ENTRIES SUPPLIED -
__________________________________________________

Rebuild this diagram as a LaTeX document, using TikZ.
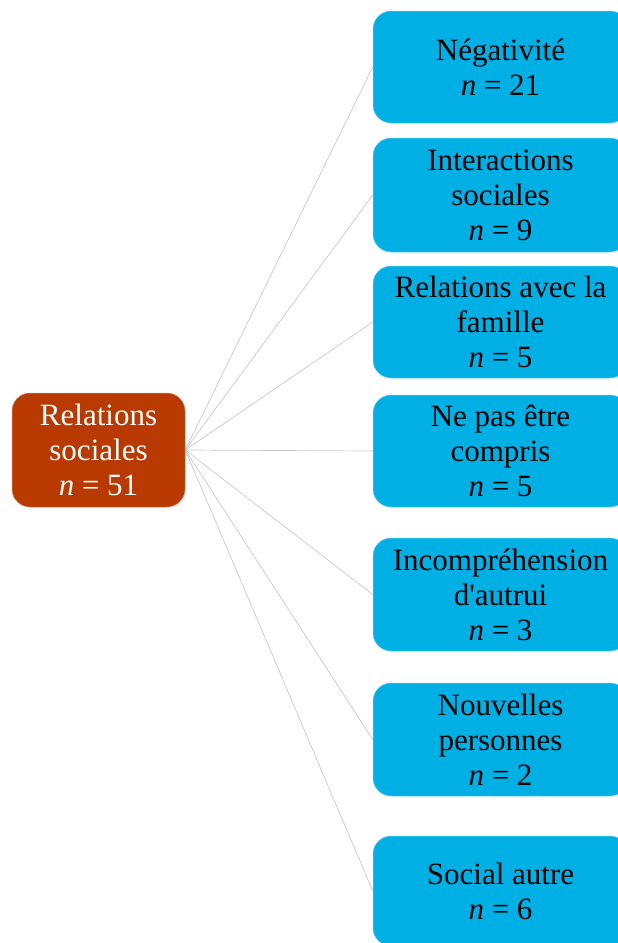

__________________________________________________

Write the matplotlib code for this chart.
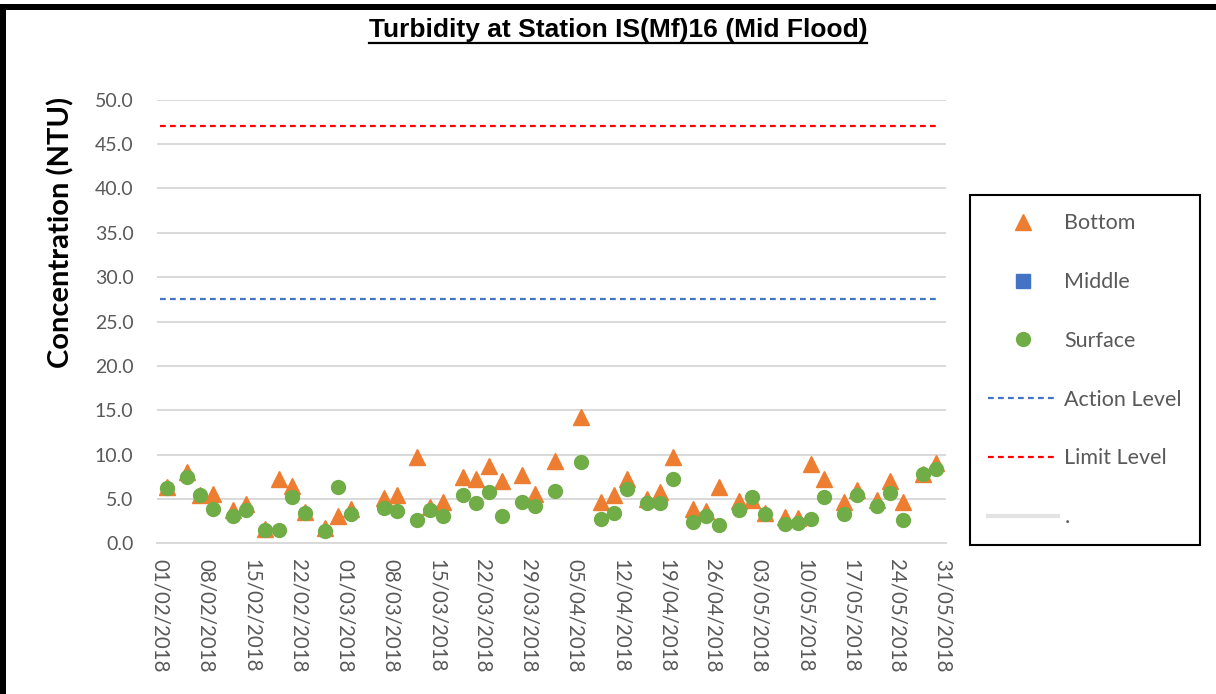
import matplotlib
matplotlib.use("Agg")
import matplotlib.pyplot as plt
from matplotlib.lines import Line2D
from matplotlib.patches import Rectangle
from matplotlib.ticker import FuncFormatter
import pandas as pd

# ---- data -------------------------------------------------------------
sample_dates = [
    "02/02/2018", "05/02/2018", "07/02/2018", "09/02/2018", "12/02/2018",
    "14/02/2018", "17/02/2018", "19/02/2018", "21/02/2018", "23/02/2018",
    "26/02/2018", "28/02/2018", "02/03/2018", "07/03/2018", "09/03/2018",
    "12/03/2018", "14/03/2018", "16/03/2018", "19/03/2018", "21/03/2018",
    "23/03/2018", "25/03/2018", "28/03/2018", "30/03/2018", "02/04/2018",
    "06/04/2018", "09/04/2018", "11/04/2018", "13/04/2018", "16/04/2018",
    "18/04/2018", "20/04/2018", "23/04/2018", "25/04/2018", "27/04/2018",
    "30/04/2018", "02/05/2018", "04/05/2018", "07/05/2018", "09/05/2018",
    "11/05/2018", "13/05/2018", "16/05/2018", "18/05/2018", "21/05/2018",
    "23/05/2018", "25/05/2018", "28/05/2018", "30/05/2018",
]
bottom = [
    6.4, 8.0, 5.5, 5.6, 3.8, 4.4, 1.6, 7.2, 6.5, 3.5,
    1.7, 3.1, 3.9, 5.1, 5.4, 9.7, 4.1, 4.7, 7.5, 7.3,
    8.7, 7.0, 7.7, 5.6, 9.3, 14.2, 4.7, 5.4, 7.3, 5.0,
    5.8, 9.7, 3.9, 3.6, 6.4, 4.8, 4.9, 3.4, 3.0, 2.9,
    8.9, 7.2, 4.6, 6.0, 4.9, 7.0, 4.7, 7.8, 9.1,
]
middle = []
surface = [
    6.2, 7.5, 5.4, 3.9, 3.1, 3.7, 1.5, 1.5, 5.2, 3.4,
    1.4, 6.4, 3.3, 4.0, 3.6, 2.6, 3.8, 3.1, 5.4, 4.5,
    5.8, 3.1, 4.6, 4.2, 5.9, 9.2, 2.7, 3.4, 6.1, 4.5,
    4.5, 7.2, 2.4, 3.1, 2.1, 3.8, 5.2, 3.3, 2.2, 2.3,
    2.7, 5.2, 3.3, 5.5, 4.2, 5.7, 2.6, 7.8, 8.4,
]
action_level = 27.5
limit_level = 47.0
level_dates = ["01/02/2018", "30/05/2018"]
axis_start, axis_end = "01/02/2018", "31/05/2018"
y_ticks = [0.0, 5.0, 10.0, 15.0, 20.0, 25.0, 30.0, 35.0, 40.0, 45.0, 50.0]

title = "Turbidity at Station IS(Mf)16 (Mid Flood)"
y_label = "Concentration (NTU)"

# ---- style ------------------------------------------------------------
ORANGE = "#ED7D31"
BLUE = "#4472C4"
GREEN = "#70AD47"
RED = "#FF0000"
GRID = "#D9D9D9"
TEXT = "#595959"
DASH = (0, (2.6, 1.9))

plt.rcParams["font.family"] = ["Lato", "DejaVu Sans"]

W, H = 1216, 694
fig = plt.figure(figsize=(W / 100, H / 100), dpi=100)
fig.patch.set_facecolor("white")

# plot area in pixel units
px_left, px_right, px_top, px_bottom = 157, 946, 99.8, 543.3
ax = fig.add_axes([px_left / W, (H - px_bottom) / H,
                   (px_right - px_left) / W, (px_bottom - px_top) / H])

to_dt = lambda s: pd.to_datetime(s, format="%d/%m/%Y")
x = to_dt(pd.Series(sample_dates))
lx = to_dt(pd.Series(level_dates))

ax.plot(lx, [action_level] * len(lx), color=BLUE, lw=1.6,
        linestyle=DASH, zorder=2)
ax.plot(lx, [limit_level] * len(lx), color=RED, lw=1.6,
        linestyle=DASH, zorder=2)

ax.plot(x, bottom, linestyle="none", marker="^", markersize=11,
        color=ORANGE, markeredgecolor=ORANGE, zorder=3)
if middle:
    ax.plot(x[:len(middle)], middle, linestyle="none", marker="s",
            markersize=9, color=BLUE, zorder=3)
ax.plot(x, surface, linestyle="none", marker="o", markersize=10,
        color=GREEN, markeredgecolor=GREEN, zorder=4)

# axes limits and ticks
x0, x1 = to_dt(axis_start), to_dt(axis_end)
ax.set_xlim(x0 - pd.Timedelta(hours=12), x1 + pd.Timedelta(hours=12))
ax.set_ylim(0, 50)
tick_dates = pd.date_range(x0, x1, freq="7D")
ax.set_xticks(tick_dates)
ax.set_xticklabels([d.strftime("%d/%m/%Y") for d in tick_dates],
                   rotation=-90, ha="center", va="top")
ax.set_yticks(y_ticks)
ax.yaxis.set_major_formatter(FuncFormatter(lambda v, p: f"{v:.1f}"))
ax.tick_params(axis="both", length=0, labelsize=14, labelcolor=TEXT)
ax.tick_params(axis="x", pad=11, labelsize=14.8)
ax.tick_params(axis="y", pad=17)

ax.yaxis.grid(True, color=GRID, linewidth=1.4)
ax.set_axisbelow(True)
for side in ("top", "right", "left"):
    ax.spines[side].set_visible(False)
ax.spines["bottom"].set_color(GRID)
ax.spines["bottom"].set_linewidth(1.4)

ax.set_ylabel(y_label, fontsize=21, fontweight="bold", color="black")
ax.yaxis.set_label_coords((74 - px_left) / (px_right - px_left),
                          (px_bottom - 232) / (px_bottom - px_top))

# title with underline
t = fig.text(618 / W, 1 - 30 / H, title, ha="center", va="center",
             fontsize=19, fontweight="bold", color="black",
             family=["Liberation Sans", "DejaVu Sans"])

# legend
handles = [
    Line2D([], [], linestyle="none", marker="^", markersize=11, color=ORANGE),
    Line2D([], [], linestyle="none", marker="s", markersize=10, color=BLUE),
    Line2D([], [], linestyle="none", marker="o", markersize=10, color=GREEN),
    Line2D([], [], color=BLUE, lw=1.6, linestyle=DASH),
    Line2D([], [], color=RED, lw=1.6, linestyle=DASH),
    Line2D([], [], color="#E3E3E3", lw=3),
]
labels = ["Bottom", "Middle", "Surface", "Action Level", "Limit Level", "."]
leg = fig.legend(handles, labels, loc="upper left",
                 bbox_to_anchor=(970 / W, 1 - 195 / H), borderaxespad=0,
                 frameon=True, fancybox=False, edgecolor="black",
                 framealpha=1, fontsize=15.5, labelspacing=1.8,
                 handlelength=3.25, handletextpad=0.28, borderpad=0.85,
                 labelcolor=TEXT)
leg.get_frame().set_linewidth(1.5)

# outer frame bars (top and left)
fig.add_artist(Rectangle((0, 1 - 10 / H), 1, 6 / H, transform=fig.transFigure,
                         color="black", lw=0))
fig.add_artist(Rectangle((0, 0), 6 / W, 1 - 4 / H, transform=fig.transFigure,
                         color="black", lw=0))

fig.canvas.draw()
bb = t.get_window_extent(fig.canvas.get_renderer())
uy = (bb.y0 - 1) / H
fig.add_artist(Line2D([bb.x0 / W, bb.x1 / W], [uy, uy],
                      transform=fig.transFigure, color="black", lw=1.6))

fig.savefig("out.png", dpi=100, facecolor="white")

__________________________________________________

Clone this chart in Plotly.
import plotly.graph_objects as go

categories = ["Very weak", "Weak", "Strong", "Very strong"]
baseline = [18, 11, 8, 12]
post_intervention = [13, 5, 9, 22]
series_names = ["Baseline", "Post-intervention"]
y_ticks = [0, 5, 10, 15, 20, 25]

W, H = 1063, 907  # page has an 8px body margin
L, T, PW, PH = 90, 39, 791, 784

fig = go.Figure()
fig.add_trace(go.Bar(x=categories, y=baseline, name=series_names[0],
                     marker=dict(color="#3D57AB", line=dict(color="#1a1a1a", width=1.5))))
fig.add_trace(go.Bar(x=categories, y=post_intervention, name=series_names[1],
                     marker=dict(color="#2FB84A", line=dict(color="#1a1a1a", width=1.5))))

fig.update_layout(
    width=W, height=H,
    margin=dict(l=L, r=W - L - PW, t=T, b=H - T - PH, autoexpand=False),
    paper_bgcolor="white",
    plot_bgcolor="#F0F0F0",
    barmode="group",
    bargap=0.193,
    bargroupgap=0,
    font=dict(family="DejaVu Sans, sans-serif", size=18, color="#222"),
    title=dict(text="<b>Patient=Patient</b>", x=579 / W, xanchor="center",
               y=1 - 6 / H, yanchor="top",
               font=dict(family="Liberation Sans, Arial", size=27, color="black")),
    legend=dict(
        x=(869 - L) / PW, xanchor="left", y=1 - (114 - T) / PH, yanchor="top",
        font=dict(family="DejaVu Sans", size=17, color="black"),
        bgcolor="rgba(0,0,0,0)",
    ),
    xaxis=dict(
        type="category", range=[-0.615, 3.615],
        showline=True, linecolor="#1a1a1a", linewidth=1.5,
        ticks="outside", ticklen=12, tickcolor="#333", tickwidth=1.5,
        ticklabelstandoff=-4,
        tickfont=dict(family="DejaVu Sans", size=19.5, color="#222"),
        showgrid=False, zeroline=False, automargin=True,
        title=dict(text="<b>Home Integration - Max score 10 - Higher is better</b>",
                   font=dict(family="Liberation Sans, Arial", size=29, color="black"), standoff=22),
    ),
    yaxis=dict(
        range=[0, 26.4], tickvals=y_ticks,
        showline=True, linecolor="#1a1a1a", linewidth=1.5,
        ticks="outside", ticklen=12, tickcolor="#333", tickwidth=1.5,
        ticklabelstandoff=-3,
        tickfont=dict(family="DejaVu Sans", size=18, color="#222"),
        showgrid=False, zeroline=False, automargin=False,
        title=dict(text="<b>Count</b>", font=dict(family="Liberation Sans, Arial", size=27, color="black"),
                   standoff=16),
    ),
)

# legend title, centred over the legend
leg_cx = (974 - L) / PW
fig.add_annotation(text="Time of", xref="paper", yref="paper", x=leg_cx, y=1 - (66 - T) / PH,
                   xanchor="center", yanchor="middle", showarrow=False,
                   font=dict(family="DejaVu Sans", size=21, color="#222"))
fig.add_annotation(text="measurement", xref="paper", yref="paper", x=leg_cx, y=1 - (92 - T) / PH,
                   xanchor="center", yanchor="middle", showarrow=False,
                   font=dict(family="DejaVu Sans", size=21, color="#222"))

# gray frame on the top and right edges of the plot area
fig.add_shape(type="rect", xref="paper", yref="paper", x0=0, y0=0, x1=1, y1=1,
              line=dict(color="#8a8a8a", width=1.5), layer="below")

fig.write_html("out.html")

__________________________________________________

OBJECTIVE - Using the entries above, return each line in which the word "chart" occurs.

IN RESPONSE -
Write the matplotlib code for this chart.
Clone this chart in Plotly.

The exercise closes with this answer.